Tesla (NASDAQ: TSLA) is set to access up to $20 billion in revenues from its recent Supercharger deals with Ford, General Motors, and various other automakers, Dan Ives of Wedbush said in a note this morning.
Tesla’s Supercharger Network is the most robust and expansive on the planet, and earlier this Summer, it gained massive attention when it struck deals with various OEMs to allow their EVs to access the charging infrastructure starting in Spring 2024.
While Aptera was the first to have access by adopting Tesla’s North American Charging Standard, or NACS, connector, Ford and General Motors followed suit in two announcements that shook the EV industry.
These partnerships then catalyzed various other automakers, including Rivian, Volvo, Polestar, and others, to make the same move. The adoption of NACS is set to bring Tesla major revenue increases through the rest of the decade, according to Wedbush’s Dan Ives, who is a top analyst covering the automaker and the sector as a whole.

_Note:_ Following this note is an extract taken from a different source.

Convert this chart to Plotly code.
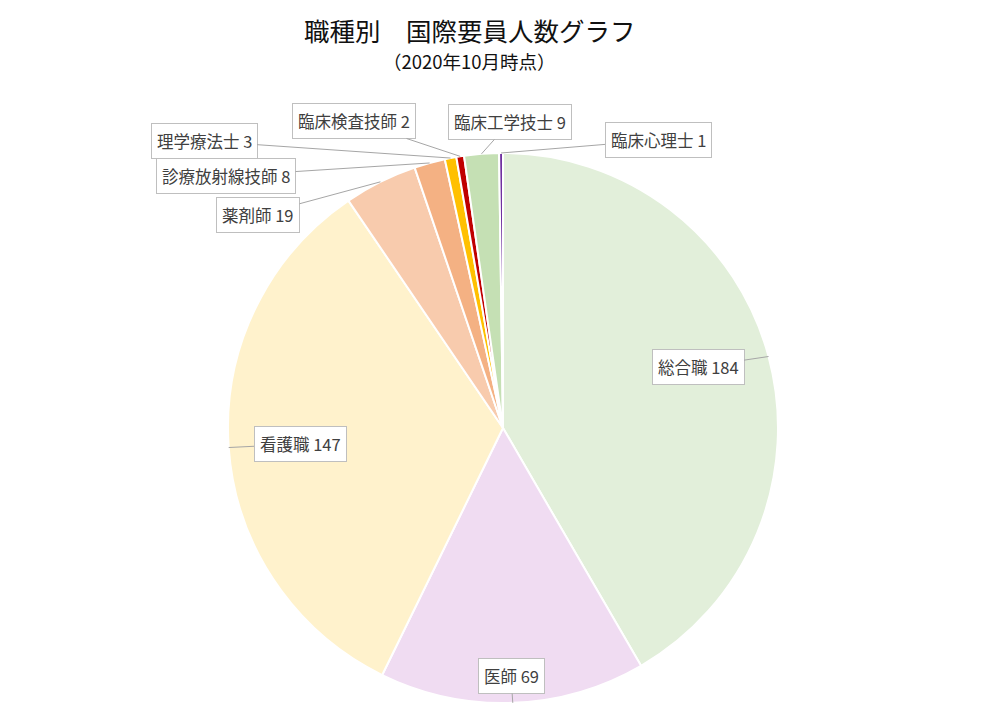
import math
import plotly.graph_objects as go

# data
labels = ["総合職", "医師", "看護職", "薬剤師", "診療放射線技師",
          "理学療法士", "臨床検査技師", "臨床工学技士", "臨床心理士"]
values = [184, 69, 147, 19, 8, 3, 2, 9, 1]
colors = ["#E2EFDA", "#F0DCF2", "#FFF2CC", "#F8CBAD", "#F4B183",
          "#FFC000", "#C00000", "#C5E0B4", "#7030A0"]

title = "職種別　国際要員人数グラフ"
subtitle = "（2020年10月時点）"

# the page body adds an 8px margin, so layout pixels are shifted by it
OFF = 8

# callout box centres in page pixels (layout only)
box_px = [(698, 367), (511, 676), (300, 444), (258, 215), (226, 176),
          (204, 141), (354, 121), (510, 122), (658, 140)]

W, H = 1000, 720
cx, cy, r = 503 - OFF, 428 - OFF, 275
ml, mr, mt, mb = cx - r, W - (cx + r), cy - r, H - (cy + r)


def to_paper(px, py):
    return (px - ml) / (2 * r), (H - mb - py) / (2 * r)


fig = go.Figure()
fig.add_trace(go.Pie(
    labels=labels,
    values=values,
    sort=False,
    direction="clockwise",
    rotation=0,
    textinfo="none",
    marker=dict(colors=colors, line=dict(color="white", width=2)),
    showlegend=False,
    hovertemplate="%{label}: %{value}<extra></extra>",
))

# label callouts pointing to the middle of each slice edge
total = sum(values)
cum = 0
for lab, v, (bx, by) in zip(labels, values, box_px):
    mid = (cum + v / 2) / total * 2 * math.pi
    cum += v
    px = cx + r * math.sin(mid)
    py = cy - r * math.cos(mid)
    x, y = to_paper(px, py)
    fig.add_annotation(
        x=x, y=y, xref="paper", yref="paper",
        text=f"{lab} {v}",
        showarrow=True, arrowhead=0, arrowwidth=1, arrowcolor="#A6A6A6",
        ax=(bx - OFF) - px, ay=(by - OFF) - py,
        bgcolor="white", bordercolor="#BFBFBF", borderwidth=1, borderpad=5,
        font=dict(size=16.5, color="#404040"),
    )

# title and subtitle
tx, ty = to_paper(470 - OFF, 29 - OFF)
fig.add_annotation(x=tx, y=ty, xref="paper", yref="paper", text=title,
                   xanchor="center", yanchor="middle", showarrow=False,
                   borderpad=0, font=dict(size=25.5, color="#111111"))
sx, sy = to_paper(469 - OFF, 61 - OFF)
fig.add_annotation(x=sx, y=sy, xref="paper", yref="paper", text=subtitle,
                   xanchor="center", yanchor="middle", showarrow=False,
                   borderpad=0, font=dict(size=18.5, color="#111111"))

fig.update_layout(
    width=W, height=H,
    margin=dict(l=ml, r=mr, t=mt, b=mb),
    paper_bgcolor="white",
    font=dict(family="Noto Sans CJK JP, sans-serif"),
)

fig.write_html("out.html")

Tesla’s NACS Contributing to Revenue
Ives wrote in a note this morning to investors:
“To dive deeper into this sum-of-the-parts valuation, we modeled & projected out Tesla’s supercharger network, taking into account access & revenues from other OEMs using stations across the United States. Ultimately, we estimate that Tesla’s supercharger business will be roughly 3%-6% of total revenues, translating to a $10 billion – $20 billion business by 2030.”
Ives wrote in the note that while the Supercharger Network opening to OEMs is a major part of the Tesla story, it is just that: one part.

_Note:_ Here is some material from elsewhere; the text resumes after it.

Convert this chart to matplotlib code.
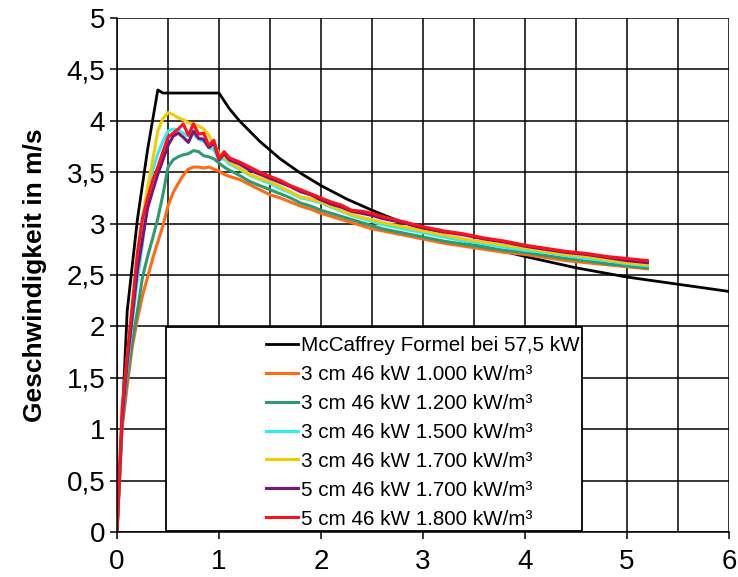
import matplotlib
matplotlib.use("Agg")
import matplotlib.pyplot as plt
from matplotlib.patches import Rectangle
from matplotlib.ticker import MultipleLocator

plt.rcParams['font.family'] = ['Liberation Sans', 'DejaVu Sans']

# McCaffrey reference curve
mc_x = [0, 0.1, 0.2, 0.3, 0.4, 0.45, 0.6, 0.8, 1.0, 1.1, 1.2, 1.4, 1.6, 1.8, 2.0,
        2.25, 2.5, 2.75, 3.0, 3.5, 4.0, 4.5, 5.0, 5.5, 6.0]
mc_y = [0, 2.15, 3.04, 3.72, 4.30, 4.27, 4.27, 4.27, 4.27, 4.12, 4.00, 3.80, 3.63, 3.49, 3.37,
        3.24, 3.13, 3.03, 2.95, 2.80, 2.68, 2.57, 2.48, 2.41, 2.34]

# measurement heights (m)
height = [0, 0.05, 0.1, 0.15, 0.2, 0.25, 0.3, 0.35, 0.4, 0.45, 0.5, 0.55, 0.6, 0.65, 0.7,
          0.75, 0.8, 0.85, 0.9, 0.95, 1.0, 1.05, 1.1, 1.2, 1.3, 1.4, 1.5, 1.6, 1.7, 1.8,
          1.9, 2.0, 2.1, 2.2, 2.3, 2.4, 2.5, 2.6, 2.8, 3.0, 3.2, 3.4, 3.6, 3.8, 4.0, 4.2,
          4.4, 4.6, 4.8, 5.0, 5.2]

v_3cm_1000 = [0, 1.0, 1.42, 1.80, 2.07, 2.30, 2.48, 2.66, 2.82, 2.98, 3.17, 3.30, 3.39, 3.47, 3.53,
              3.55, 3.55, 3.54, 3.55, 3.53, 3.51, 3.48, 3.46, 3.43, 3.38, 3.33, 3.28, 3.25, 3.21, 3.17,
              3.14, 3.10, 3.07, 3.04, 3.01, 2.98, 2.95, 2.93, 2.89, 2.85, 2.81, 2.78, 2.75, 2.72, 2.70, 2.67,
              2.64, 2.62, 2.60, 2.58, 2.56]
v_3cm_1200 = [0, 1.05, 1.50, 1.85, 2.15, 2.48, 2.68, 2.86, 3.05, 3.28, 3.55, 3.62, 3.65, 3.67, 3.68,
              3.71, 3.70, 3.66, 3.65, 3.63, 3.59, 3.55, 3.52, 3.47, 3.41, 3.37, 3.33, 3.29, 3.25, 3.20,
              3.17, 3.13, 3.10, 3.07, 3.04, 3.01, 2.98, 2.95, 2.91, 2.87, 2.83, 2.80, 2.77, 2.74, 2.72, 2.69,
              2.66, 2.64, 2.61, 2.59, 2.57]
v_3cm_1500 = [0, 1.1, 1.6, 2.05, 2.45, 2.80, 3.25, 3.52, 3.68, 3.80, 3.90, 3.92, 3.91, 3.88, 3.85,
              3.87, 3.82, 3.80, 3.74, 3.72, 3.62, 3.63, 3.58, 3.53, 3.47, 3.43, 3.39, 3.34, 3.30, 3.25,
              3.23, 3.20, 3.16, 3.12, 3.08, 3.05, 3.02, 2.99, 2.95, 2.91, 2.87, 2.83, 2.80, 2.77, 2.74, 2.72,
              2.69, 2.66, 2.64, 2.61, 2.59]
v_3cm_1700 = [0, 1.15, 1.7, 2.2, 2.65, 3.05, 3.35, 3.62, 3.90, 4.02, 4.08, 4.06, 4.03, 4.01, 3.98,
              3.97, 3.95, 3.92, 3.86, 3.78, 3.68, 3.65, 3.60, 3.54, 3.48, 3.44, 3.41, 3.36, 3.31, 3.26,
              3.24, 3.21, 3.17, 3.13, 3.09, 3.06, 3.04, 3.01, 2.97, 2.93, 2.89, 2.85, 2.82, 2.79, 2.76, 2.73,
              2.70, 2.68, 2.65, 2.62, 2.60]
v_5cm_1700 = [0, 1.1, 1.65, 2.1, 2.55, 2.85, 3.15, 3.32, 3.48, 3.62, 3.76, 3.85, 3.88, 3.84, 3.79,
              3.90, 3.83, 3.82, 3.74, 3.78, 3.62, 3.68, 3.62, 3.58, 3.52, 3.48, 3.44, 3.40, 3.36, 3.31,
              3.28, 3.23, 3.19, 3.16, 3.12, 3.10, 3.08, 3.05, 3.01, 2.96, 2.92, 2.89, 2.85, 2.82, 2.78, 2.75,
              2.72, 2.70, 2.67, 2.64, 2.62]
v_5cm_1800 = [0, 1.2, 1.72, 2.2, 2.72, 3.05, 3.25, 3.42, 3.55, 3.70, 3.84, 3.88, 3.92, 3.97, 3.86,
              3.97, 3.87, 3.88, 3.76, 3.81, 3.63, 3.70, 3.64, 3.60, 3.55, 3.50, 3.46, 3.42, 3.37, 3.33,
              3.29, 3.25, 3.21, 3.18, 3.13, 3.12, 3.10, 3.07, 3.02, 2.97, 2.93, 2.90, 2.86, 2.83, 2.79, 2.76,
              2.73, 2.71, 2.68, 2.66, 2.64]

labels = ["McCaffrey Formel bei 57,5 kW",
          "3 cm 46 kW 1.000 kW/m³",
          "3 cm 46 kW 1.200 kW/m³",
          "3 cm 46 kW 1.500 kW/m³",
          "3 cm 46 kW 1.700 kW/m³",
          "5 cm 46 kW 1.700 kW/m³",
          "5 cm 46 kW 1.800 kW/m³"]
colors = ["#000000", "#FF6A13", "#2E9A72", "#2EEFEF", "#F2CC00", "#7A1478", "#FF1020"]
y_ticks = [0, 0.5, 1, 1.5, 2, 2.5, 3, 3.5, 4, 4.5, 5]
y_tick_labels = ["0", "0,5", "1", "1,5", "2", "2,5", "3", "3,5", "4", "4,5", "5"]
x_ticks = [0, 1, 2, 3, 4, 5, 6]

fig = plt.figure(figsize=(7.38, 5.77), dpi=100)
ax = fig.add_axes([117/738, 1-532/577, 612/738, 514/577])

series = [v_3cm_1000, v_3cm_1200, v_3cm_1500, v_3cm_1700, v_5cm_1700, v_5cm_1800]
handles = []
h, = ax.plot(mc_x, mc_y, color=colors[0], lw=2.0, label=labels[0])
handles.append(h)
for s, c, lab in zip(series, colors[1:], labels[1:]):
    h, = ax.plot(height, s, color=c, lw=2.2, label=lab)
    handles.append(h)

ax.set_xlim(0, 6)
ax.set_ylim(0, 5)
ax.set_xticks(x_ticks)
ax.set_xticklabels([str(t) for t in x_ticks])
ax.xaxis.set_minor_locator(MultipleLocator(0.5))
ax.set_yticks(y_ticks)
ax.set_yticklabels(y_tick_labels)
ax.grid(True, which='both', color='black', lw=1.1)
ax.set_axisbelow(True)
ax.tick_params(axis='both', which='major', labelsize=20, length=5, width=1.1, direction='out', color='black')
ax.tick_params(axis='x', which='major', pad=7)
ax.tick_params(axis='x', which='minor', length=0)
for sp in ax.spines.values():
    sp.set_color('black')
    sp.set_linewidth(1.1)
ax.spines['top'].set_visible(False)
ax.spines['right'].set_visible(False)
ax.set_ylabel("Geschwindigkeit in m/s", fontsize=19, fontweight='bold', labelpad=14)

# legend frame
rect = Rectangle(((166-117)/612, 0.002), (582-166)/612, (531-327)/514, transform=ax.transAxes,
                 facecolor='white', edgecolor='black', lw=1.3, zorder=4)
ax.add_patch(rect)
leg = ax.legend(handles=handles, loc='upper left', bbox_to_anchor=((266-117)/612, (532-336)/514),
                frameon=False, fontsize=14.9, handlelength=1.55, handletextpad=0.15,
                labelspacing=0.48, borderpad=0.0, borderaxespad=0.0)
leg.set_zorder(5)

fig.savefig("out.png", dpi=100)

Strong production figures, a thriving energy business, continuous improvement on the side of the development of Autopilot and Full Self-Driving, an “unmatched battery ecosystem,” and increased production and scale scope are all contributing to a strong financial sheet for Tesla.

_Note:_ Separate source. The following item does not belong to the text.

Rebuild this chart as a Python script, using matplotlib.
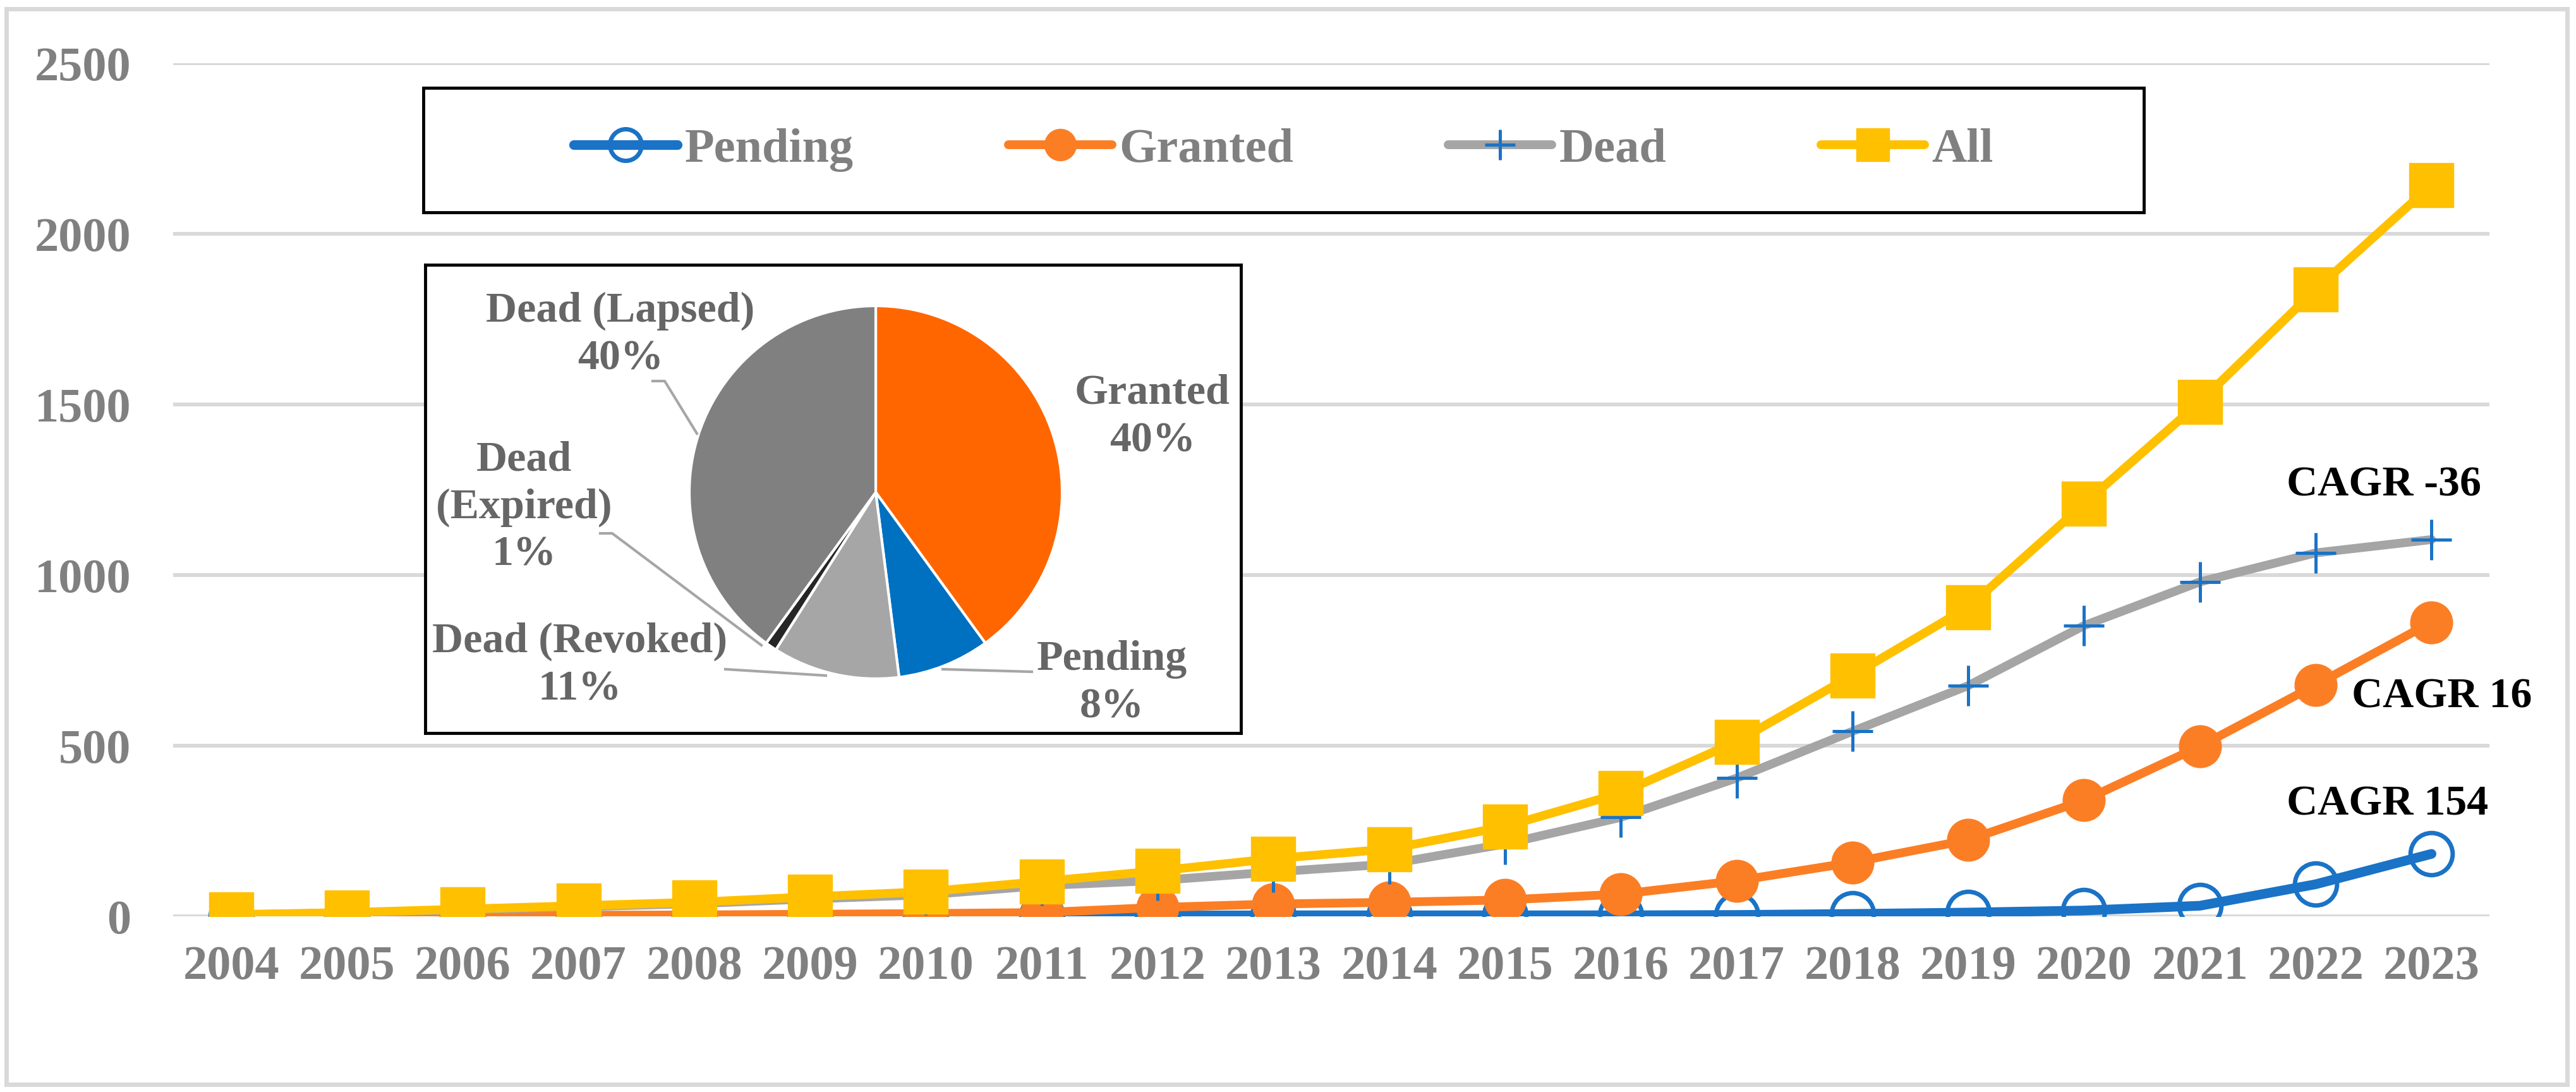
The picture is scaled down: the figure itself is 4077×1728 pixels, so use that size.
import numpy as np
import matplotlib
matplotlib.use('Agg')
import matplotlib.pyplot as plt
from matplotlib.patches import Rectangle

plt.rcParams['font.family'] = ['Liberation Serif', 'DejaVu Serif']
plt.rcParams['font.weight'] = 'bold'

# line chart data
years = [str(y) for y in range(2004, 2024)]
pending = [0, 0, 0, 1, 1, 1, 1, 1, 2, 3, 3, 3, 3, 4, 7, 11, 17, 31, 94, 183]
granted = [1, 1, 2, 3, 4, 6, 8, 11, 26, 36, 41, 48, 65, 104, 158, 224, 340, 498, 678, 862]
dead = [4, 10, 19, 28, 37, 51, 63, 90, 105, 130, 153, 212, 290, 405, 542, 676, 852, 980, 1065, 1104]
all_apps = [5, 11, 21, 31, 41, 57, 72, 102, 133, 169, 197, 263, 361, 512, 706, 906, 1209, 1507, 1837, 2143]

# pie data
pie_names = ['Granted', 'Pending', 'Dead (Revoked)', 'Dead\n(Expired)', 'Dead (Lapsed)']
pie_share = [40, 8, 11, 1, 40]
pie_colors = ['#FF6600', '#0070C0', '#A6A6A6', '#262626', '#808080']

# CAGR notes: text, x position (category index), y value
cagr_text = ['CAGR 154', 'CAGR 16', 'CAGR -36']
cagr_x = [18.62, 19.09, 18.59]
cagr_y = [328, 643, 1263]

W, H = 4077, 1728
blue = '#1A73C6'
orange = '#FB7E25'
gray = '#A5A5A5'
yellow = '#FFC000'
txt_gray = '#808080'


def fig_box(x0, y0, x1, y1):
    # pixel box (y down) -> figure fraction [l, b, w, h]
    return [x0 / W, 1 - y1 / H, (x1 - x0) / W, (y1 - y0) / H]


fig = plt.figure(figsize=(W / 100, H / 100), dpi=100)
fig.patch.set_facecolor('white')
fig.patches.append(Rectangle((10 / W, 1 - 1716 / H), 4053 / W, 1702 / H,
                             transform=fig.transFigure, fill=False,
                             ec='#D9D9D9', lw=5))

ax = fig.add_axes(fig_box(274, 100, 3940, 1450))
x = np.arange(len(years))

ax.plot(x, pending, color=blue, lw=11, marker='o', ms=48, mfc='none',
        mec=blue, mew=5, solid_capstyle='round', label='Pending')
ax.plot(x, granted, color=orange, lw=10, marker='o', ms=48, mfc=orange,
        mec=orange, solid_capstyle='round', label='Granted')
ax.plot(x, dead, color=gray, lw=10, marker='+', ms=46, mec=blue, mew=3.6,
        solid_capstyle='round', label='Dead')
ax.plot(x, all_apps, color=yellow, lw=10, marker='s', ms=50, mfc=yellow,
        mec=yellow, solid_capstyle='round', label='All')

ax.set_xlim(-0.5, len(years) - 0.5)
ax.set_ylim(0, 2500)
ax.set_xticks(x)
ax.set_xticklabels(years)
ax.set_yticks(range(0, 2501, 500))
ax.yaxis.grid(True, color='#D9D9D9', lw=4.3)
ax.set_axisbelow(True)
for s in ax.spines.values():
    s.set_visible(False)
ax.tick_params(axis='both', length=0, labelsize=55, labelcolor=txt_gray)
ax.tick_params(axis='y', pad=48)
ax.tick_params(axis='x', pad=33)

for t, cx, cy in zip(cagr_text, cagr_x, cagr_y):
    ax.text(cx, cy, t, ha='center', va='center', fontsize=49, color='black')

# legend in its own black frame
fig.patches.append(Rectangle((670 / W, 1 - 336 / H), 2723 / W, 197 / H,
                             transform=fig.transFigure, fill=False,
                             ec='black', lw=3.5))
handles, labels = ax.get_legend_handles_labels()
fig.legend(handles, labels, loc='center',
           bbox_to_anchor=((670 + 3393) / 2 / W, 1 - 237 / H),
           ncol=4, frameon=False, fontsize=55, labelcolor=txt_gray,
           handlelength=2.15, handletextpad=0.15, columnspacing=3.2,
           markerscale=0.75)

# inset pie, axes in pixel units (y up)
ax2 = fig.add_axes(fig_box(673, 419, 1964, 1160))
ax2.set_facecolor('white')
ax2.pie(pie_share, colors=pie_colors, startangle=90, counterclock=False,
        center=(1386, H - 779), radius=295, frame=True,
        wedgeprops=dict(edgecolor='white', linewidth=3))
ax2.set_xlim(673, 1964)
ax2.set_ylim(H - 1160, H - 419)
ax2.set_aspect('auto')
ax2.set_xticks([])
ax2.set_yticks([])
for s in ax2.spines.values():
    s.set_color('black')
    s.set_linewidth(3.5)

label_pos = [(1824, 660), (1760, 1081), (918, 1053), (829, 803), (982, 530)]
for name, share, (lx, ly) in zip(pie_names, pie_share, label_pos):
    ax2.text(lx, H - ly, f'{name}\n{share}%', ha='center', va='center',
             fontsize=49, color='#666666', linespacing=1.3)

leaders = [
    [(1033, 603), (1052, 603), (1103, 686)],
    [(950, 844), (969, 844), (1205, 1021)],
    [(1148, 1059), (1307, 1069)],
    [(1492, 1059), (1633, 1063)],
]
for pts in leaders:
    lx = [p[0] for p in pts]
    ly = [H - p[1] for p in pts]
    ax2.plot(lx, ly, color='#A6A6A6', lw=3)

fig.savefig('out.png', dpi=100)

“…we believe Tesla is in a prime position to further capitalize on the EV transformation taking place as part of the government’s plan to reduce carbon emissions to zero by 2050,” Ives wrote.
Cybertruck Deliveries ‘Highly Anticipated’
In addition to the strong revenue stream that will come with the opening of Superchargers to OEMs, other Tesla projects are also set to drive profitability, notably the Cybertruck.
“With the delivery numbers representing its flagship model fleet, the much-anticipated Cybertruck remains a hot commodity in the market with the company taking in 1.5 – 1.8 million reservations,” Ives writes.
However, recent figures show over 1.9 million reservations held for the Cybertruck currently.
“While preparing for the launch in FY3Q23, the Cybertruck puts TSLA in a great position to capitalize on the growing need for electric pickups with the electric truck market growing at a 31% CAGR through 2032.”
Full Self-Driving and Its Contributions to Profits
Tesla’s Full Self-Driving suite is another major contributor to the automaker’s growing profitability and will drive the automaker’s total addressable market upward. Continuing to refine the suite’s performance through neural network training, the suite, along with Autopilot, has already contributed over 150 million miles of data.
There are more improvements on the way.
“Last week, the company announced its V12 update, an FSD package with end-to-end AI for improved driving smoothness through turns while enhancing both decision-making and detection in TSLA’s journey with the aim of achieving full autonomy this year,” Ives writes.
Ives holds a $350 price target and an “Outperform” rating on Tesla stock.
Disclosure: Joey Klender is a TSLA Shareholder.